_SHORT EXERCISE_:
In the lines below, output everything from the first line through the line containing "ax=ax, zorder=3)" exactly as it is. Pictures are not part of the output.

##############################

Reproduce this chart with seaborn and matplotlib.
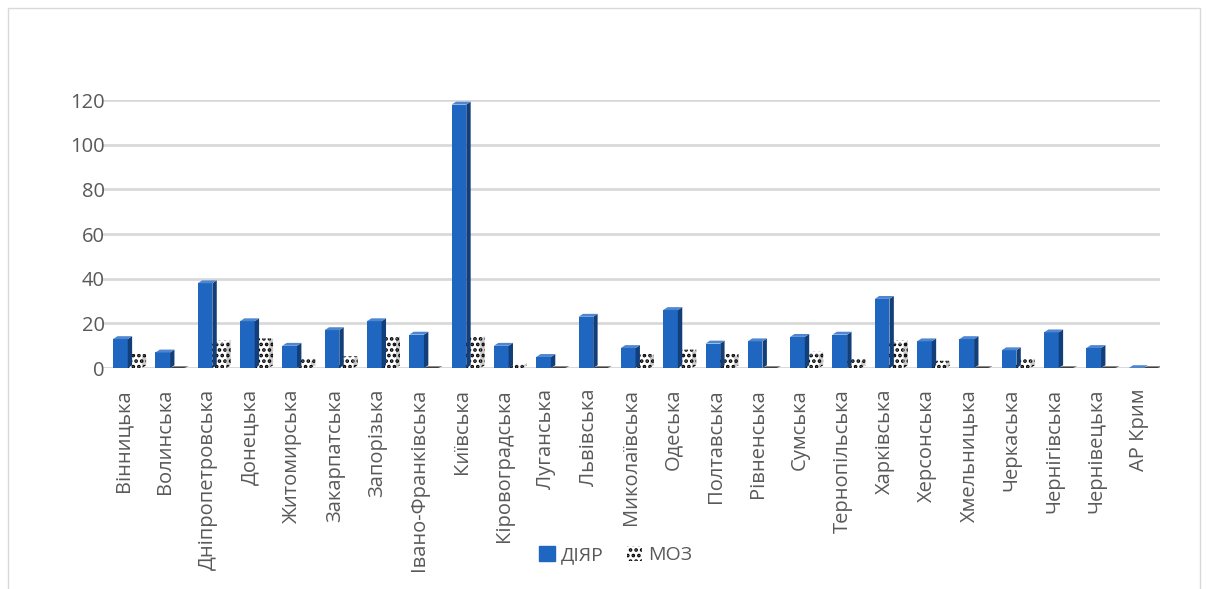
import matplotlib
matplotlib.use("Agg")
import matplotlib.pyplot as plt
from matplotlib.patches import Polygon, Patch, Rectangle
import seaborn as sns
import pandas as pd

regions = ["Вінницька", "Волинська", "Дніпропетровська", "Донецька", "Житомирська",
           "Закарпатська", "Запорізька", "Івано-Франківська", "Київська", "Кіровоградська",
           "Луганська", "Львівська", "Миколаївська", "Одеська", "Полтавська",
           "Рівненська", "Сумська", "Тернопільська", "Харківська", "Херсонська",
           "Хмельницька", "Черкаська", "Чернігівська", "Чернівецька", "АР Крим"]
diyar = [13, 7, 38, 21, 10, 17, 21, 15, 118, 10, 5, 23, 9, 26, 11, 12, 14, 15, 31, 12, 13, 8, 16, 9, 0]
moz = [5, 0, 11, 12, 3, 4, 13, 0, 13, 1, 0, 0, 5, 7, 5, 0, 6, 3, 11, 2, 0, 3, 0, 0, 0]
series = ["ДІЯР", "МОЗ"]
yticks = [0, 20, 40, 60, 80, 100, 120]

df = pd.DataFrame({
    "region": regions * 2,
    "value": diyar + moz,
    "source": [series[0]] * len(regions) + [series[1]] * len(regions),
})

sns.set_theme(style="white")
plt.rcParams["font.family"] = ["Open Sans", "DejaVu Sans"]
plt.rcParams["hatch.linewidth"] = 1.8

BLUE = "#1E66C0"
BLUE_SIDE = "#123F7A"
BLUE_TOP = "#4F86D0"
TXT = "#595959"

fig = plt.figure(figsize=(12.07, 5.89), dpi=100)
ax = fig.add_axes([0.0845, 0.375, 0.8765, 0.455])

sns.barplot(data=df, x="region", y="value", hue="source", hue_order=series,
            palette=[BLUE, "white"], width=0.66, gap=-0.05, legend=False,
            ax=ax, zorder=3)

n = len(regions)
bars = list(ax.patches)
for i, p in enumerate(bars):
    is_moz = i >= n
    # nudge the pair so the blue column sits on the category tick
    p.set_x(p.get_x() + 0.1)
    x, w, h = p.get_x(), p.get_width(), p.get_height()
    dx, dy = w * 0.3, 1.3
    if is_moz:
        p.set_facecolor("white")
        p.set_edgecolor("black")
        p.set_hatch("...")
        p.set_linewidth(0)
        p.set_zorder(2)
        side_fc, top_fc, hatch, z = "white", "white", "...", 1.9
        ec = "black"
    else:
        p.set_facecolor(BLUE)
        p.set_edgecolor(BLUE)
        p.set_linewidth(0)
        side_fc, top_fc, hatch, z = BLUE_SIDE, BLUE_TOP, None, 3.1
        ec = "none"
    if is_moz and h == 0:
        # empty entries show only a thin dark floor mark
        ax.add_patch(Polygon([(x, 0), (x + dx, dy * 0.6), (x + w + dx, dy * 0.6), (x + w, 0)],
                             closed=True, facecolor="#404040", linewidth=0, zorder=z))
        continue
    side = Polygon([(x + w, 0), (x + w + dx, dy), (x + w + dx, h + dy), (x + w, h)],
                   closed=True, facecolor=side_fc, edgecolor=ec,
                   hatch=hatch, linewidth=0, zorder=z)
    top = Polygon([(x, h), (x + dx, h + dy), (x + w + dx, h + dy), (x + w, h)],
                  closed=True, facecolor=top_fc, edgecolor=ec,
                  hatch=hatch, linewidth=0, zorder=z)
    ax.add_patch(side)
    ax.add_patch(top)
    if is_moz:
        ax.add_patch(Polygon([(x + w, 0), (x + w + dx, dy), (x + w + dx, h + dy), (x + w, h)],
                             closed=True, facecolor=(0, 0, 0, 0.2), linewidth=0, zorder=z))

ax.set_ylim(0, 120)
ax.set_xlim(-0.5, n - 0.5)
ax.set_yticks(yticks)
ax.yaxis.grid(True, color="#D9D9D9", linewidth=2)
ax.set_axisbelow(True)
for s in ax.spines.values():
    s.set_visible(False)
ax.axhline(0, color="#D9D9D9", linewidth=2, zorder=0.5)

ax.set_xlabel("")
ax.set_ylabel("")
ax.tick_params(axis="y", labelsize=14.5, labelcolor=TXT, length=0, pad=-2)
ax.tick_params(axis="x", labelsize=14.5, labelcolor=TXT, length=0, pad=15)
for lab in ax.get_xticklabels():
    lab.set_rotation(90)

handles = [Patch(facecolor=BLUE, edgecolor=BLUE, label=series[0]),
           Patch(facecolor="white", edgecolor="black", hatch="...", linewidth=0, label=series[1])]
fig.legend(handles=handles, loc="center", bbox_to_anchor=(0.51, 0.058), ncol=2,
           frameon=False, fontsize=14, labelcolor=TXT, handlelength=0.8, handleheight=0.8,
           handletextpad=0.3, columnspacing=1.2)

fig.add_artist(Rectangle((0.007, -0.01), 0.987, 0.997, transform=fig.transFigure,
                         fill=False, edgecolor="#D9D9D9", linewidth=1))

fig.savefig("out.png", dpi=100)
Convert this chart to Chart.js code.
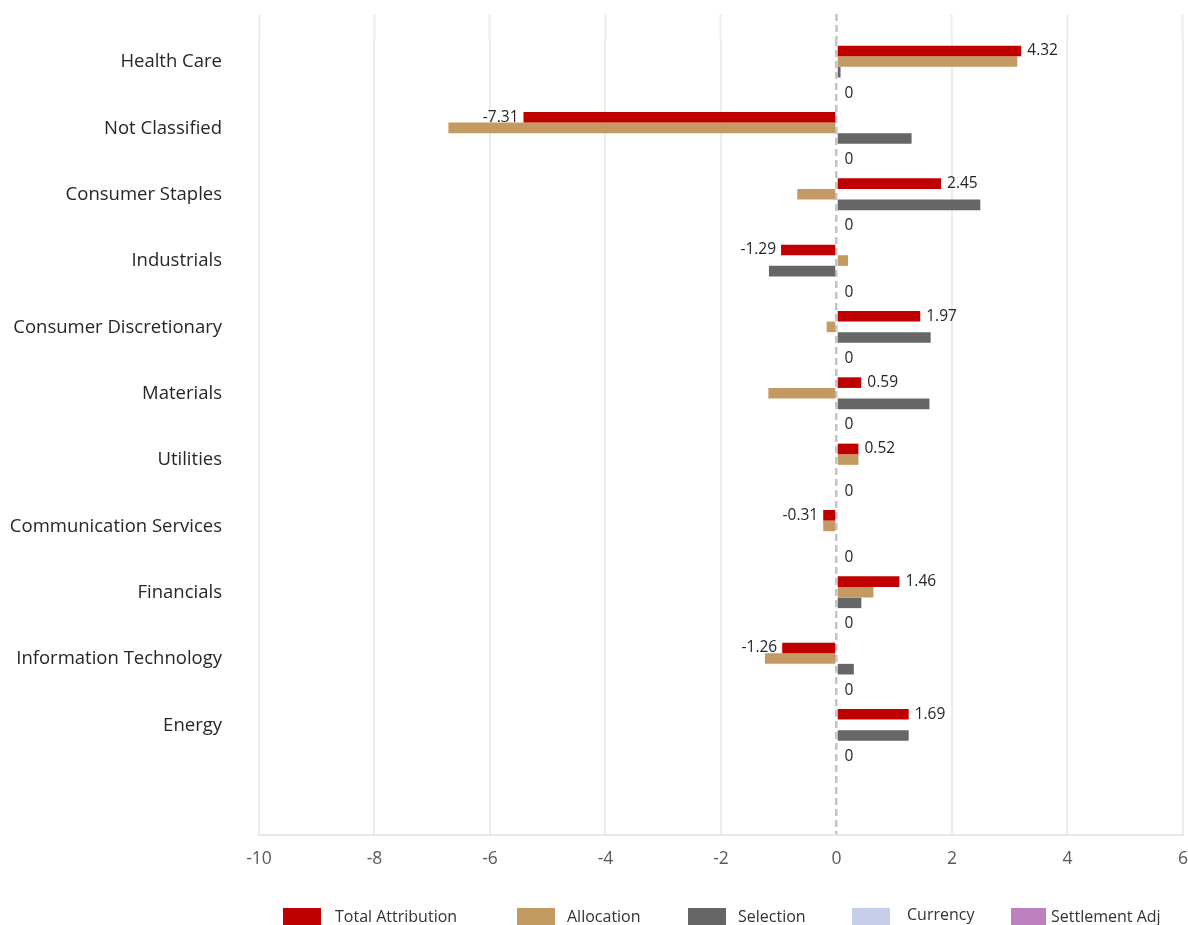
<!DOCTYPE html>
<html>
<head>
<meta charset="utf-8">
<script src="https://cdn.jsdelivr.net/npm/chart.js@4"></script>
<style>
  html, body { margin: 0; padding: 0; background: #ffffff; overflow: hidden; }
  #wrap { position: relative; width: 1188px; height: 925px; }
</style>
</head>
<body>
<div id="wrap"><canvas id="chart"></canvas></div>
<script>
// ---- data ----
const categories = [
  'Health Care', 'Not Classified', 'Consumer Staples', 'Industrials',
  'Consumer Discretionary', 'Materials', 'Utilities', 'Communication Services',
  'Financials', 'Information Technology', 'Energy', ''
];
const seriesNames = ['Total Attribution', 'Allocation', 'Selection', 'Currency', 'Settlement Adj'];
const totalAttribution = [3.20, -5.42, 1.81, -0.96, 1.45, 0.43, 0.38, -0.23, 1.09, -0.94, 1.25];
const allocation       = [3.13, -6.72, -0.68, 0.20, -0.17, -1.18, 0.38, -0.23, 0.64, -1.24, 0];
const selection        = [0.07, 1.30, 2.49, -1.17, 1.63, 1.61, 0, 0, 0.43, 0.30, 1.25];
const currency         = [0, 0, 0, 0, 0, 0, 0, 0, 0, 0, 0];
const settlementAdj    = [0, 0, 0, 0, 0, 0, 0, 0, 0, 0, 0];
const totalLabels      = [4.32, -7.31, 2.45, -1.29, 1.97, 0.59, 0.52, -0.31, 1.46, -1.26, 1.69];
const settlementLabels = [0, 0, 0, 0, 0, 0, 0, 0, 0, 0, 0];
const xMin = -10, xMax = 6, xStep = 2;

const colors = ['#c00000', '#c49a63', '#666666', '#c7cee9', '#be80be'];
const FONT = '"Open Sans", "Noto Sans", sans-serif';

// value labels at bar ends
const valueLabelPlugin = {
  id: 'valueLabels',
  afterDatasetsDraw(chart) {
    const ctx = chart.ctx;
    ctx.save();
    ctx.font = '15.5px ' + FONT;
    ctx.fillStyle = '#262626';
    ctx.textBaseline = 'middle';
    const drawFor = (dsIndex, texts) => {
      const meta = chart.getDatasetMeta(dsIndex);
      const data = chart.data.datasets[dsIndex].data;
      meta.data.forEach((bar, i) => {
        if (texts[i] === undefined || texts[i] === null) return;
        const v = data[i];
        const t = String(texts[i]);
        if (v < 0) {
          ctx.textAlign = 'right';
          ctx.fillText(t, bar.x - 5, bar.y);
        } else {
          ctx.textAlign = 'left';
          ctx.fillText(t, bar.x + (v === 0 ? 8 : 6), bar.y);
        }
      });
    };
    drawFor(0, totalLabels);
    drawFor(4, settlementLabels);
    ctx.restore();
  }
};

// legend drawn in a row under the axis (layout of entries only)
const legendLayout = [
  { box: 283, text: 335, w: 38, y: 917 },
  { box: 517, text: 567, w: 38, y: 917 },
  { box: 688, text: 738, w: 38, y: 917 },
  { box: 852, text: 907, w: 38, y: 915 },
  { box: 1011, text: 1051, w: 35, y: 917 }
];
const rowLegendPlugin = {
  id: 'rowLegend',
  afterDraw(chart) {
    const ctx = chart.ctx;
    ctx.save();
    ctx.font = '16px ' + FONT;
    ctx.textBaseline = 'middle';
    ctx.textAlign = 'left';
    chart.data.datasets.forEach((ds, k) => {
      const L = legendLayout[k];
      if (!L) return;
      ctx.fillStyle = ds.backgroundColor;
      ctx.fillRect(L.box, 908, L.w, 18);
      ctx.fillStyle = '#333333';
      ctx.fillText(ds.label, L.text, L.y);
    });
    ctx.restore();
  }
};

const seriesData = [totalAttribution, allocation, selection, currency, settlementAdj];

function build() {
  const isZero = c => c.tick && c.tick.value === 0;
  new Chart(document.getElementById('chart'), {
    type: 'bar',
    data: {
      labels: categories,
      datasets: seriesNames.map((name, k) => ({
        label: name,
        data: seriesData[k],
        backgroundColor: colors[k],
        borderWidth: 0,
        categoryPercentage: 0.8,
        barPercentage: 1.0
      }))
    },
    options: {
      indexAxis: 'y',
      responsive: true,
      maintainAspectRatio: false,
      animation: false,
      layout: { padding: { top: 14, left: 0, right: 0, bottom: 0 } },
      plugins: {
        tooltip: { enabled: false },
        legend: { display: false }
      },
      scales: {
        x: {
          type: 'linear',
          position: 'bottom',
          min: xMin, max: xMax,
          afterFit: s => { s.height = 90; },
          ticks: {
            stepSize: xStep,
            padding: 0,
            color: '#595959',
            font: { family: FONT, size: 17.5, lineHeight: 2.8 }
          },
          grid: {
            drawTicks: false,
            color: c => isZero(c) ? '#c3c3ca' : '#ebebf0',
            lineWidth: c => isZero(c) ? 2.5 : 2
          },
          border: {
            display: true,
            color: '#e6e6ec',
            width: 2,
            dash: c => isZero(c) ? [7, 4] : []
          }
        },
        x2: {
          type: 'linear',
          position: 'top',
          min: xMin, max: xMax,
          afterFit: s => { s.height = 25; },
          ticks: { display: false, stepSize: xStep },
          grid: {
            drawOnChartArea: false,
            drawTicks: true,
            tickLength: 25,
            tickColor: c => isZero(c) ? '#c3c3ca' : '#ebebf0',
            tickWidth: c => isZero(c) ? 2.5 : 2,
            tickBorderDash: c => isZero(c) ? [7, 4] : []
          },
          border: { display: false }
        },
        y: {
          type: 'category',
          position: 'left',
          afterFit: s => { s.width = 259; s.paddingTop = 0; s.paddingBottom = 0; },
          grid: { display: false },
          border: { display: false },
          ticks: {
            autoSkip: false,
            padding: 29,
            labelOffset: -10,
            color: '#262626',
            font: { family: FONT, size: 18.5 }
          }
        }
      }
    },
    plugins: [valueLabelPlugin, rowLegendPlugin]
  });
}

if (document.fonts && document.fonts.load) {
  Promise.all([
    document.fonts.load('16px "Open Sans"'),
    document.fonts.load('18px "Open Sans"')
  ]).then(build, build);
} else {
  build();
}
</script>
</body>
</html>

##############################

_SOLUTION BELOW_:
Reproduce this chart with seaborn and matplotlib.
import matplotlib
matplotlib.use("Agg")
import matplotlib.pyplot as plt
from matplotlib.patches import Polygon, Patch, Rectangle
import seaborn as sns
import pandas as pd

regions = ["Вінницька", "Волинська", "Дніпропетровська", "Донецька", "Житомирська",
           "Закарпатська", "Запорізька", "Івано-Франківська", "Київська", "Кіровоградська",
           "Луганська", "Львівська", "Миколаївська", "Одеська", "Полтавська",
           "Рівненська", "Сумська", "Тернопільська", "Харківська", "Херсонська",
           "Хмельницька", "Черкаська", "Чернігівська", "Чернівецька", "АР Крим"]
diyar = [13, 7, 38, 21, 10, 17, 21, 15, 118, 10, 5, 23, 9, 26, 11, 12, 14, 15, 31, 12, 13, 8, 16, 9, 0]
moz = [5, 0, 11, 12, 3, 4, 13, 0, 13, 1, 0, 0, 5, 7, 5, 0, 6, 3, 11, 2, 0, 3, 0, 0, 0]
series = ["ДІЯР", "МОЗ"]
yticks = [0, 20, 40, 60, 80, 100, 120]

df = pd.DataFrame({
    "region": regions * 2,
    "value": diyar + moz,
    "source": [series[0]] * len(regions) + [series[1]] * len(regions),
})

sns.set_theme(style="white")
plt.rcParams["font.family"] = ["Open Sans", "DejaVu Sans"]
plt.rcParams["hatch.linewidth"] = 1.8

BLUE = "#1E66C0"
BLUE_SIDE = "#123F7A"
BLUE_TOP = "#4F86D0"
TXT = "#595959"

fig = plt.figure(figsize=(12.07, 5.89), dpi=100)
ax = fig.add_axes([0.0845, 0.375, 0.8765, 0.455])

sns.barplot(data=df, x="region", y="value", hue="source", hue_order=series,
            palette=[BLUE, "white"], width=0.66, gap=-0.05, legend=False,
            ax=ax, zorder=3)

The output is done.